Maas Group Holdings Limited (MGH) has delivered a financial year 2025 result that aligns closely with its earlier guidance, reporting an underlying EBITDA of $219.4 million. This outcome underscores the company’s resilience in a year marked by project delays and shifting market dynamics. Notably, the company achieved an impressive 97% cash conversion rate, a testament to disciplined working capital management.

CEO Wes Maas highlighted the pivotal role of the Construction Materials division, which contributed nearly half of the group’s EBITDA. This segment grew EBITDA by 38%, driven by both organic growth and strategic acquisitions, including the addition of a hard rock quarry in Melbourne’s Western growth corridor. These moves have expanded Maas Group’s geographic footprint and enhanced its product offerings, particularly in asphalt and recycling capabilities.

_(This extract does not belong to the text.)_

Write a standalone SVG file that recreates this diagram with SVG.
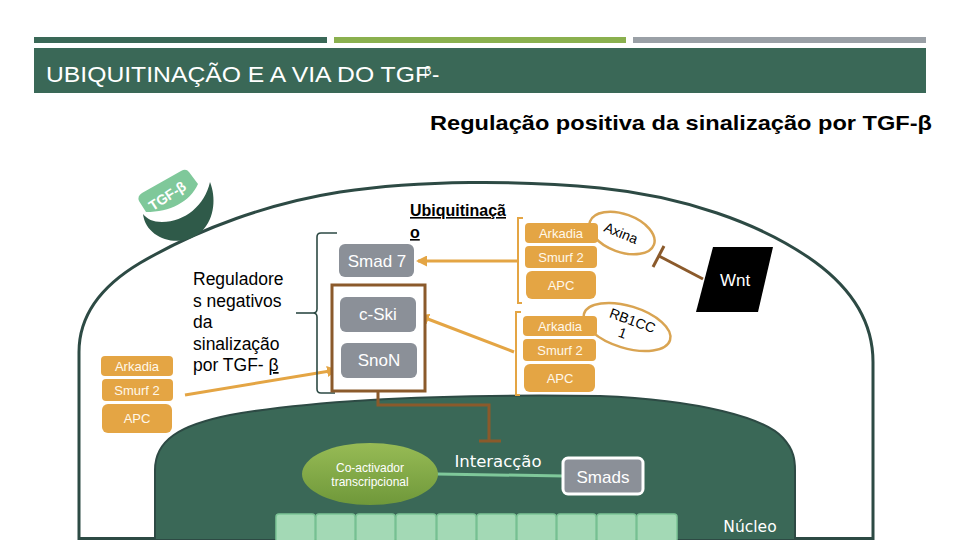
<svg xmlns="http://www.w3.org/2000/svg" width="960" height="540" viewBox="0 0 960 540">
<defs>
<style>
.sans{font-family:"Liberation Sans",Arial,sans-serif}
.dv{font-family:"DejaVu Sans","Liberation Sans",sans-serif}
.org{fill:#e4a544}
.orgt{font-family:"Liberation Sans",Arial,sans-serif;font-size:13px;fill:#fff8ea;text-anchor:middle}
.gray{fill:#8b9098}
.grayt{font-family:"Liberation Sans",Arial,sans-serif;font-size:17px;fill:#ffffff;text-anchor:middle}
.oline{fill:none;stroke:#e4a544;stroke-width:3}
.obr{fill:none;stroke:#e4a544;stroke-width:2}
.brown{fill:none;stroke:#8b5a2b;stroke-width:3}
.reg{font-family:"Liberation Sans",Arial,sans-serif;font-size:17.5px;fill:#000}
</style>
<marker id="ah" markerUnits="userSpaceOnUse" markerWidth="11" markerHeight="11" refX="9" refY="5.5" orient="auto">
<path d="M0,0 L11,5.5 L0,11 z" fill="#e4a544"/>
</marker>
<linearGradient id="olive" x1="0" y1="0" x2="0" y2="1">
<stop offset="0" stop-color="#97bb55"/>
<stop offset="1" stop-color="#6f983a"/>
</linearGradient>
</defs>

<g id="header">
<rect x="34" y="37" width="293" height="6" fill="#3a6857"/>
<rect x="334" y="37" width="292" height="6" fill="#8ab04e"/>
<rect x="633" y="37" width="293" height="6" fill="#9aa0a6"/>
<rect x="34" y="48" width="892" height="45" fill="#3a6857"/>
<text x="46" y="82" class="sans" font-size="22" fill="#ffffff" textLength="384" lengthAdjust="spacingAndGlyphs">UBIQUITINAÇÃO E A VIA DO TGF</text>
<text x="424" y="75" class="sans" font-size="13" fill="#ffffff">β</text>
<text x="432" y="82" class="sans" font-size="22" fill="#ffffff">-</text>
<text x="430" y="130" class="sans" font-size="21" font-weight="bold" fill="#000" textLength="502" lengthAdjust="spacingAndGlyphs">Regulação positiva da sinalização por TGF-β</text>
</g>

<g id="cell">
<path d="M79,538.5 L79,352 C79,318 98,288 140,263 C200,228 270,203 340,192 C420,180 520,180 600,188 C680,196 760,222 815,262 C860,295 873,330 873,362 L873,538.5 Z" fill="#ffffff" stroke="#2d4a44" stroke-width="3"/>
</g>

<g id="nucleo">
<path d="M155,540 L155,470 C155,440 180,425 230,415 C320,399 450,394 600,396 C700,400 765,418 783,438 C794,450 795,460 795,470 L795,540 Z" fill="#3a6857" stroke="#2d4a44" stroke-width="2"/>
<g fill="#a3d9b5" stroke="#7cc596" stroke-width="1.5">
<rect x="276" y="514" width="39" height="28" rx="3"/>
<rect x="316" y="514" width="39" height="28" rx="3"/>
<rect x="356" y="514" width="39" height="28" rx="3"/>
<rect x="396" y="514" width="40" height="28" rx="3"/>
<rect x="437" y="514" width="39" height="28" rx="3"/>
<rect x="477" y="514" width="39" height="28" rx="3"/>
<rect x="517" y="514" width="39" height="28" rx="3"/>
<rect x="557" y="514" width="39" height="28" rx="3"/>
<rect x="597" y="514" width="39" height="28" rx="3"/>
<rect x="637" y="514" width="40" height="28" rx="3"/>
</g>
<text x="750" y="532" class="dv" font-size="15.5" fill="#ffffff" text-anchor="middle">Núcleo</text>
</g>

<g id="receptor">
<path d="M143,214 C146,240 182,250 202,231 C215,218 216,197 210,182 C205,205 185,222 162,222 C153,222 147,219 143,214 Z" fill="#2f5a49"/>
<path d="M146,212 L139,201 Q137,196 142,193 L181,171 Q186,168 189,172 L198,184 C190,202 170,212 146,212 Z" fill="#7fc89a"/>
<text x="170" y="200" class="sans" font-size="14" font-weight="bold" fill="#ffffff" text-anchor="middle" transform="rotate(-33 170 200)">TGF-β</text>
</g>

<g id="connectors">
<path class="brown" d="M378,391 V405 H489 V441"/>
<path class="brown" d="M479,441 H501"/>
<path class="brown" d="M703,279 L659,256"/>
<path class="brown" d="M653,267 L664,246"/>
<line x1="437" y1="474" x2="564" y2="476" stroke="#7fc89a" stroke-width="3"/>
<path class="obr" d="M523,218 H518 V303 H522"/>
<path class="obr" d="M521,312 H516 V395 H520"/>
<line class="oline" x1="518" y1="261" x2="418" y2="261" marker-end="url(#ah)"/>
<line class="oline" x1="514" y1="352" x2="420" y2="316" marker-end="url(#ah)"/>
<line class="oline" x1="185" y1="395" x2="336" y2="370" marker-end="url(#ah)"/>
<path d="M337,233 H321 Q317,233 317,237 V309 Q317,313 313,313 Q317,313 317,317 V389 Q317,393 321,393 H335" fill="none" stroke="#2d4a44" stroke-width="1.6"/>
<line x1="296" y1="313" x2="313" y2="313" stroke="#2d4a44" stroke-width="1.6"/>
</g>

<g id="reguladores">
<text class="reg"><tspan x="193" y="285">Reguladore</tspan><tspan x="193" y="307">s negativos</tspan><tspan x="193" y="328">da</tspan><tspan x="193" y="350">sinalização</tspan><tspan x="193" y="371">por TGF- <tspan text-decoration="underline">β</tspan></tspan></text>
</g>

<g id="ubiquitinacao">
<text class="sans" font-size="16" font-weight="bold" fill="#000" text-decoration="underline"><tspan x="410" y="216">Ubiquitinaçã</tspan><tspan x="410" y="238">o</tspan></text>
</g>

<g id="grupo-esq">
<rect class="org" x="101" y="356" width="72" height="20" rx="4"/>
<text class="orgt" x="137" y="371">Arkadia</text>
<rect class="org" x="102" y="379" width="71" height="22" rx="4"/>
<text class="orgt" x="137" y="395">Smurf 2</text>
<rect class="org" x="102" y="404" width="70" height="29" rx="6"/>
<text class="orgt" x="137" y="423">APC</text>
</g>

<g id="axina">
<ellipse cx="622" cy="233" rx="34" ry="19" transform="rotate(20 622 233)" fill="none" stroke="#d9a452" stroke-width="2.5"/>
<text x="621" y="238" class="sans" font-size="14" fill="#000" text-anchor="middle" transform="rotate(22 621 233)">Axina</text>
</g>

<g id="rb1cc">
<ellipse cx="627" cy="327" rx="45" ry="21" transform="rotate(17 627 327)" fill="none" stroke="#d9a452" stroke-width="2.5"/>
<text class="sans" font-size="14" fill="#000" text-anchor="middle" transform="rotate(20 627 327)"><tspan x="630" y="324">RB1CC</tspan><tspan x="625" y="339">1</tspan></text>
</g>

<g id="grupo-dir1">
<rect class="org" x="525" y="223" width="73" height="20" rx="4"/>
<text class="orgt" x="561" y="238">Arkadia</text>
<rect class="org" x="525" y="246" width="72" height="22" rx="4"/>
<text class="orgt" x="561" y="262">Smurf 2</text>
<rect class="org" x="526" y="271" width="70" height="28" rx="6"/>
<text class="orgt" x="561" y="290">APC</text>
</g>

<g id="grupo-dir2">
<rect class="org" x="523" y="316" width="74" height="20" rx="4"/>
<text class="orgt" x="560" y="331">Arkadia</text>
<rect class="org" x="523" y="339" width="73" height="22" rx="4"/>
<text class="orgt" x="560" y="355">Smurf 2</text>
<rect class="org" x="524" y="364" width="71" height="28" rx="6"/>
<text class="orgt" x="560" y="383">APC</text>
</g>

<g id="smad7">
<rect class="gray" x="339" y="244" width="75" height="33" rx="6"/>
<text class="grayt" x="377" y="267">Smad 7</text>
</g>

<g id="cski-snon">
<rect x="332" y="285" width="93" height="106" fill="#ffffff" stroke="#8b5a2b" stroke-width="3"/>
<rect class="gray" x="340" y="297" width="76" height="35" rx="6"/>
<text class="grayt" x="378" y="320">c-Ski</text>
<rect class="gray" x="341" y="343" width="76" height="35" rx="6"/>
<text class="grayt" x="379" y="366">SnoN</text>
</g>

<g id="wnt">
<polygon points="713,247 773,247 758,312 696,312" fill="#000"/>
<text x="735" y="286" class="sans" font-size="17" fill="#ffffff" text-anchor="middle">Wnt</text>
</g>

<g id="coactivador">
<ellipse cx="370" cy="474" rx="68" ry="31" fill="url(#olive)"/>
<text class="sans" font-size="12" fill="#ffffff" text-anchor="middle"><tspan x="370" y="472">Co-activador</tspan><tspan x="370" y="486">transcripcional</tspan></text>
</g>

<g id="interaccao">
<text x="498" y="467" class="dv" font-size="16.5" fill="#ffffff" text-anchor="middle">Interacção</text>
</g>

<g id="smads">
<rect x="563" y="458" width="80" height="36" rx="5" fill="#8b9098" stroke="#ffffff" stroke-width="3"/>
<text class="grayt" x="603" y="483">Smads</text>
</g>
</svg>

Mixed Fortunes Across Divisions

While Construction Materials thrived, the Civil Construction and Hire division faced headwinds, with EBITDA declining 35% due to delays in renewable energy and transmission projects, as well as isolated project losses. These challenges reflect broader sector uncertainties but are expected to ease as delayed projects commence.

The Commercial Real Estate segment saw a 35% increase in EBITDA when including fair value gains, supported by capital recycling initiatives that generated $107.6 million in proceeds. Residential Real Estate experienced a modest decline in EBITDA excluding fair value gains, impacted by the absence of a large land sale that had boosted the prior year.

Dividend and Outlook

Reflecting confidence in its financial position, Maas Group declared a fully franked final dividend of 3.5 cents per share, bringing the full-year dividend to 7.0 cents, an 8% increase over FY24. The company’s dividend payout remains within its target range of 20-40% of cash net profit after tax.

Looking ahead to FY26, Maas Group anticipates continued revenue and profit growth, supported by the full-year impact of recent acquisitions, a solid project pipeline, and ongoing capital recycling. However, management cautions that risks remain, including potential project delays, competitive pressures, and the impact of sustained higher interest rates on residential property demand.

Overall, Maas Group’s FY25 results reinforce its strategic positioning in construction materials and infrastructure sectors, with a clear focus on leveraging renewable energy and infrastructure investment trends.

Bottom Line?

Maas Group’s steady FY25 performance sets the stage for growth, but execution risks and market softness warrant close investor attention.

Questions in the middle?

  • How will delayed renewable energy projects impact Civil Construction earnings in FY26?
  • What is the expected contribution from recent acquisitions to next year’s EBITDA?
  • How might rising interest rates affect residential land sales and overall capital recycling?